Resting, rotation and fatigue. A relatively recent problem in domestic football has now encroached to the world of international football. Joachim Low, Germany’s immensely successful national team manager, has begun to rest his key players. Those without a winter break (the Premier League players) are first on the list to be given a relaxing fortnight instead of two international games, as the German boss takes full advantage of the deep list of options he has.
This is not the first time Low has taken such action, having done something similar in October. It is perhaps the start of a change in approach for international managers, particularly those with the embarrassment of talented riches like Low. Squad management is a daily task for club managers, but rotation is seldom considered in the same way by international bosses. Managing a national team means you will rarely have to deal with the effects of burnout or niggling injuries, the onus has always been on club sides to wrap their players in cotton wool.
This has led to long-running feuds between club and country and endless withdrawals of players. Perhaps Low’s new outlook could enable some club’s and country’s to work more harmoniously.
For England it might be far more difficult. Any manager will be under greater pressure than Low – whose success gives him plenty of license to do pretty much as he pleases.

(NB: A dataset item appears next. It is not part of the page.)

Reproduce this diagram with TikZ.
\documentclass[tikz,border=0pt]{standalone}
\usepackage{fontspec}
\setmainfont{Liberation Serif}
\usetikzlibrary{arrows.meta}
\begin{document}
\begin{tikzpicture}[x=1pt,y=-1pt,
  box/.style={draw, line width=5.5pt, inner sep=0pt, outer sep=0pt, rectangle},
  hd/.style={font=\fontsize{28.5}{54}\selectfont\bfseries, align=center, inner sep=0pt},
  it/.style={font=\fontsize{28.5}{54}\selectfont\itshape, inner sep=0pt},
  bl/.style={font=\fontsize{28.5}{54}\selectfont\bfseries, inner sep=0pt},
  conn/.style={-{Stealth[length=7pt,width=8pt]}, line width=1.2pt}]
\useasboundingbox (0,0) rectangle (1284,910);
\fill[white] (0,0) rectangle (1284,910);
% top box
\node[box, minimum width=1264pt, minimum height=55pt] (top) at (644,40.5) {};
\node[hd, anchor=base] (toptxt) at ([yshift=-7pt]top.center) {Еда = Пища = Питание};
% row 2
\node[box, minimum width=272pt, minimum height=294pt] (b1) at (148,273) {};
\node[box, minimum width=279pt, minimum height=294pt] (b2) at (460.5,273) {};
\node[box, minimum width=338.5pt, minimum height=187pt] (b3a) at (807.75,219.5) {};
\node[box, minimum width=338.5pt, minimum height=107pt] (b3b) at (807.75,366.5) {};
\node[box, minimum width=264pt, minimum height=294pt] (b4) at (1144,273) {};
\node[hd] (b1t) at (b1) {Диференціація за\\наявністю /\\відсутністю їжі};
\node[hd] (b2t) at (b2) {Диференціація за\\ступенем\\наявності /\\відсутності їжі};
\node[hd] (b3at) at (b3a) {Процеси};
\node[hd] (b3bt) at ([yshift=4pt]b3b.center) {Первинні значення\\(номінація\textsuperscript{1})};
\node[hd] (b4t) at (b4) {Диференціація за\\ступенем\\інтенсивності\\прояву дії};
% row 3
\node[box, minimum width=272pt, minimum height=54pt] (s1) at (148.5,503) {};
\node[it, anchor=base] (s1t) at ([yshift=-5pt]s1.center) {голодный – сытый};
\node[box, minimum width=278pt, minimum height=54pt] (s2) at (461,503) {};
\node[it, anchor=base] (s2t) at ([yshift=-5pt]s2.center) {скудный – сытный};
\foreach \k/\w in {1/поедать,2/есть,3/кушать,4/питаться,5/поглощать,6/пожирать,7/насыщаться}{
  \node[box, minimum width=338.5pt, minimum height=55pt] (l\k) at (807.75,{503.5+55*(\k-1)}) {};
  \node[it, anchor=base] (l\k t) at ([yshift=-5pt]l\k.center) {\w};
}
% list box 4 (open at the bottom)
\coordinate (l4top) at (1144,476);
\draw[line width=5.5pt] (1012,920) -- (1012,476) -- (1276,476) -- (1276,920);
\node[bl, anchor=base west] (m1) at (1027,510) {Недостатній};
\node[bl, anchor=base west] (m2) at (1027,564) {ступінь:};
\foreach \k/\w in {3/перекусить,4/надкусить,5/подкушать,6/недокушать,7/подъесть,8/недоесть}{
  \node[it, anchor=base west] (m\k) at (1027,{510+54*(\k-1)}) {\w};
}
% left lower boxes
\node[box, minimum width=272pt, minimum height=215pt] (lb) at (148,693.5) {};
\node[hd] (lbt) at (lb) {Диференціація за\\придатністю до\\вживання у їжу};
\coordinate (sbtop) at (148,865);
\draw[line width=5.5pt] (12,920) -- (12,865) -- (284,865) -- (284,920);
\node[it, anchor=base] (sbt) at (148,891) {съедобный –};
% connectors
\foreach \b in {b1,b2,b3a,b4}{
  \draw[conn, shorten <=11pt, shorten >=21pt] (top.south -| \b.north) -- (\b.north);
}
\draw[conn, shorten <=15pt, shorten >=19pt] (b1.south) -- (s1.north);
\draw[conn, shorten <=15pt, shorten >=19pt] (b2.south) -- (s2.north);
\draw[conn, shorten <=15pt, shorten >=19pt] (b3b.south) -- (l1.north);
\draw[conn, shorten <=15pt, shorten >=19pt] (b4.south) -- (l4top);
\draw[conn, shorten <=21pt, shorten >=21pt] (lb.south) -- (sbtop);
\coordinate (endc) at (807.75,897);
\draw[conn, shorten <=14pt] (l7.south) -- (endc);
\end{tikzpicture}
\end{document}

And even if English players gladly accepted their rest, it would unearth some ugly responses in the media. Imagine the reaction: players painted as being afraid to represent their country. It would cause an unnecessary, clumsy storm. Players need rest, but the culture surrounding English football would see resistance to players being rested from their ‘duty’ of representing their country.
England, for all their weaknesses, do not need to have their supposedly strongest team available for this international break – or many others, even. Qualifying is a breeze for the most part and friendlies are also mostly pointless. There is sufficient depth for England to rotate their players with ease. Little is ever gained from the monotony of the qualification process, so make use of it and give players a competitive chance to shine.

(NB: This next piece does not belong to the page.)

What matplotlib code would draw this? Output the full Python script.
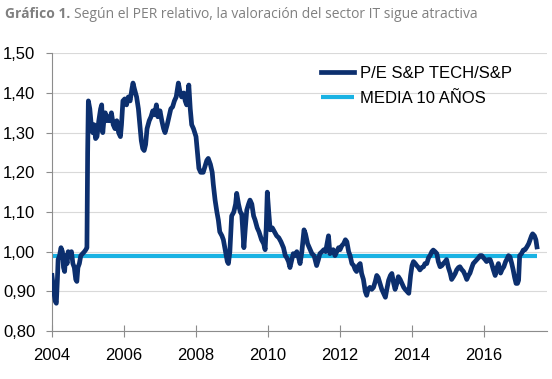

Players’ careers can be lengthened with a well-timed rest, too. Wayne Rooney’s decline may have been delayed, Paul Scholes may have not retired from international football as prematurely as he did and, in the current cohort, Harry Kane can be helped to avoid injury. A rest for Kane would allow England to pick the red hot Charlie Austin, which would at least begin to right some of the wrongs from the squad selected for this November break.
Circumstances dictate that Southgate following in Low’s footsteps is unlikely. It would, though, bring about a new approach. Cleansing the England squad of the favoured names, even temporarily, would bring in different faces who could be tested at international level. A forced experimental tone to the squad, if you will. Rather than the same, grizzled, tiring players, copying Jogi Low’s approach would open doors for players currently unable to dislodge more established names.